Thursday, August 18, 2011

The Attack of the GIANT Monster Pumpkins OR What to Do When Your Garden Doesn't Produce (Get it?)

Recently I ranted about pumpkins in my garden.  (See 'Various Sundry Stuff That I Feel Compelled...' of July 2011).  Long story short: Never allow your spouse and child to pick the seed packets for your undersized garden.
I should just post this in front of the garden for next spring.
Do I need to say this again?
Never, never do this.  It turns out badly.
This was one of the packets.  (There were at least ten.)  Although the pumpkin leaves attempted to take over the garden, the yard, and possibly the world, actual giant pumpkin production was limited to four.  (FOUR!)  Three of the big bad boys were targeted by insidious insects who believed that their need for pumpkin consumption was greater than our need for giant pumpkins to ooo-n-ahh over.  So we were left with this one:
I don't believe this pumpkin correlates well with the
pumpkin that is pictured on the seed packet.  (Upon close
inspection of the packet, it's my belief that that the child
in the picture is probably the shortest child alive and/or
something might have been photoshopped.  Just
my opinion.)  And in case anyone is being
silly, the pumpkin is the orange one in the above picture.
I've been studying the giant pumpkin seed packet and I think it's faulty advertising.  In fact, I think the advertising may be deliberately misleading.
This packet says it might grow pumpkins up to 400-500 pounds.  Hah!
I would have had to have a Miracle-Gro drip and a 24/7 guard out there
to protect from squirrels, slugs, things of unknown origin, and zombies.
(Zombies LOVE giant pumpkins.  Bet you didn't know that.)  ( I need
to go write a novella about zombies, right now.)  (I'm going to write
a zombie novella AND look up the word 'knowl' because it just
looks wrong.)
Oh, no!  I've broken out my bamboo pad!  This could be bad!
Oh, isn't it fun to cut and paste, even when you don't have
an X-acto knife?
Another tangent has just occurred.  Could be bad.
And I have burned Mellow, my sister's cat, again.  What does
this have to do with pumpkins?  Nothing, but it's funny.  Or at least
it is to me.
Here is another pumpkin that was grown in the patch.  It's an effed up pumpkin and it came from one of the non-giant pumpkin packages.  Apparently this pumpkin didn't know which way it's tail end was supposed to point so it curled up.  Doesn't this pumpkin kind of look like an alien?  (From Alien or Aliens?  Except orange?  Hmm.  Alien/pumpkin conspiracy.  Has that been done before?)
This looks really disgusting.
The cute part was that while I was
taking the picture Cressy stopped me
so she could give the pumpkin
bunny ears.  Haha.  Fooled the pumpkin.
It kind of looks like a peanut.  I think I was supposed to wait until it wasn't green anymore but insects were strolling by it and saying, "Hey, baby, you look good in orange," and "You aren't from around here, are you, honey?"

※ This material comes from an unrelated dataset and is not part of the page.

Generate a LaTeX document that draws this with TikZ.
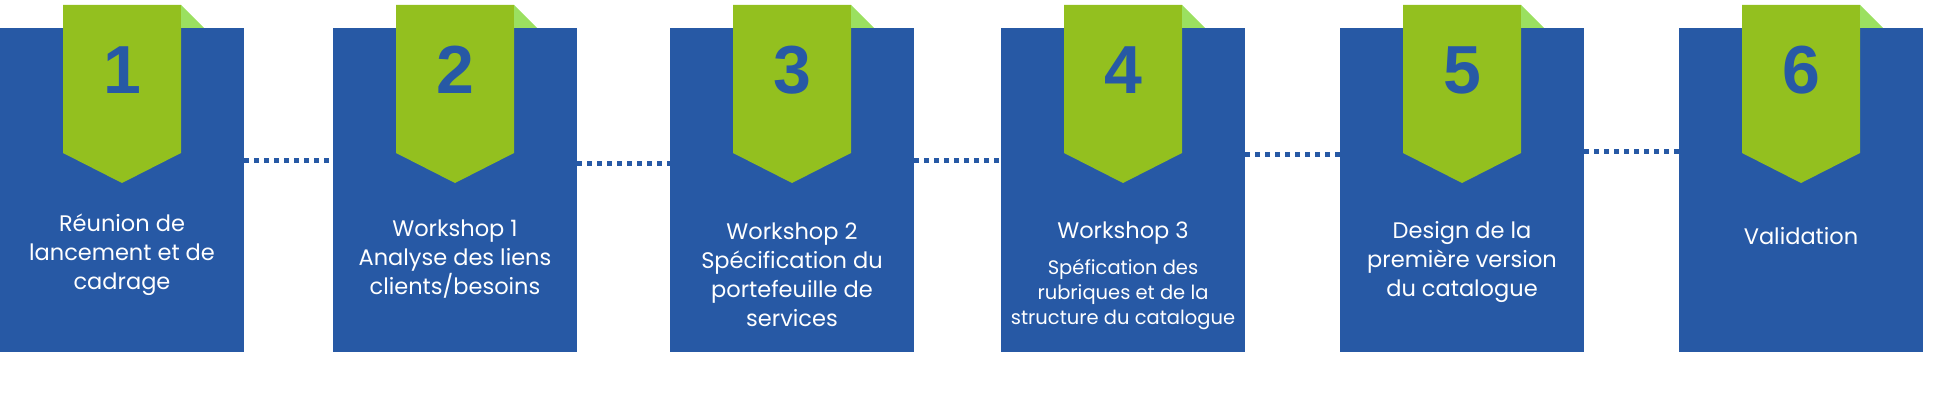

This train of thought makes me want to tell a pumpkin related story.  So here goes.  Once upon a time there was a sad and lonely pumpkin with a weird butt.
Oh, this is going to be bad.  Very, very bad.
So a fairy godmother came by and wanted to change the pumpkin into a neat-mosquito carriage for a girl who was going to be a princess for the evening.
But hold up.  The pumpkin didn't want to be anyone's bitch.
The pumpkin decided to get involved.  It became empowered and then got a makeover.  Later it came in third on Dancing With the Stars.  Then it wrote its memoirs.

The End.

See.  Even pumpkins with weird butts get a happily-ever-after.

That's my world.

2 comments:

Author R. Mac Wheeler said...

If you ever rename your blog, consider "Confessions of a Mildly Demented Woman"

;O)

--Mac

Carwoo said...

Only mildly? Come on, it's at least tremendously demented.